— What is being asked —
All of the data should be repeated exactly; pictures are not part of the copy.

— Given material —
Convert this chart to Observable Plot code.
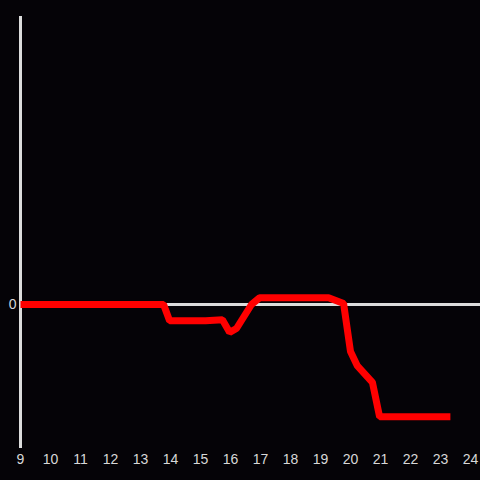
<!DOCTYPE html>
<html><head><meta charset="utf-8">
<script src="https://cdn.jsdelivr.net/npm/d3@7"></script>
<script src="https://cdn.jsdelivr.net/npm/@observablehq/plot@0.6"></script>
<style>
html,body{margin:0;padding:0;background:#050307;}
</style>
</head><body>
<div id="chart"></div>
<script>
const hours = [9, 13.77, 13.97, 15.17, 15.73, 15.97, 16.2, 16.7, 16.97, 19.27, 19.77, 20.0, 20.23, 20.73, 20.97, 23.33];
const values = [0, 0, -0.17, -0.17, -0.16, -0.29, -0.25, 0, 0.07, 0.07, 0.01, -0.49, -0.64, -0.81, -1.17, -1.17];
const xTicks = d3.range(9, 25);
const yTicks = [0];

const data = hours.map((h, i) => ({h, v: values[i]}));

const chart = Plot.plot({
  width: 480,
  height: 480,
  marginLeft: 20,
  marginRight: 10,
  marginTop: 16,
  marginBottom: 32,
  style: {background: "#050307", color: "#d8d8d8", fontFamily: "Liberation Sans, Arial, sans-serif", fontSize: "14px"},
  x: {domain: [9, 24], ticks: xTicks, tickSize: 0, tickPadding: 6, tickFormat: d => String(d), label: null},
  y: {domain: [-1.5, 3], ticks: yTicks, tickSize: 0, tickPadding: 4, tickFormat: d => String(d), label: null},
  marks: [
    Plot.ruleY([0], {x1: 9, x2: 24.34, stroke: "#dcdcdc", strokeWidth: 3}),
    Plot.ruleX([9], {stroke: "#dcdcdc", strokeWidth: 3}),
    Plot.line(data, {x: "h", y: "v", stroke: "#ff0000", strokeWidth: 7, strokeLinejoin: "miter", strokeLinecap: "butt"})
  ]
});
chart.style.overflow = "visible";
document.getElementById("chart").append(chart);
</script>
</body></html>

— Completed task —
Convert this chart to Observable Plot code.
<!DOCTYPE html>
<html><head><meta charset="utf-8">
<script src="https://cdn.jsdelivr.net/npm/d3@7"></script>
<script src="https://cdn.jsdelivr.net/npm/@observablehq/plot@0.6"></script>
<style>
html,body{margin:0;padding:0;background:#050307;}
</style>
</head><body>
<div id="chart"></div>
<script>
const hours = [9, 13.77, 13.97, 15.17, 15.73, 15.97, 16.2, 16.7, 16.97, 19.27, 19.77, 20.0, 20.23, 20.73, 20.97, 23.33];
const values = [0, 0, -0.17, -0.17, -0.16, -0.29, -0.25, 0, 0.07, 0.07, 0.01, -0.49, -0.64, -0.81, -1.17, -1.17];
const xTicks = d3.range(9, 25);
const yTicks = [0];

const data = hours.map((h, i) => ({h, v: values[i]}));

const chart = Plot.plot({
  width: 480,
  height: 480,
  marginLeft: 20,
  marginRight: 10,
  marginTop: 16,
  marginBottom: 32,
  style: {background: "#050307", color: "#d8d8d8", fontFamily: "Liberation Sans, Arial, sans-serif", fontSize: "14px"},
  x: {domain: [9, 24], ticks: xTicks, tickSize: 0, tickPadding: 6, tickFormat: d => String(d), label: null},
  y: {domain: [-1.5, 3], ticks: yTicks, tickSize: 0, tickPadding: 4, tickFormat: d => String(d), label: null},
  marks: [
    Plot.ruleY([0], {x1: 9, x2: 24.34, stroke: "#dcdcdc", strokeWidth: 3}),
    Plot.ruleX([9], {stroke: "#dcdcdc", strokeWidth: 3}),
    Plot.line(data, {x: "h", y: "v", stroke: "#ff0000", strokeWidth: 7, strokeLinejoin: "miter", strokeLinecap: "butt"})
  ]
});
chart.style.overflow = "visible";
document.getElementById("chart").append(chart);
</script>
</body></html>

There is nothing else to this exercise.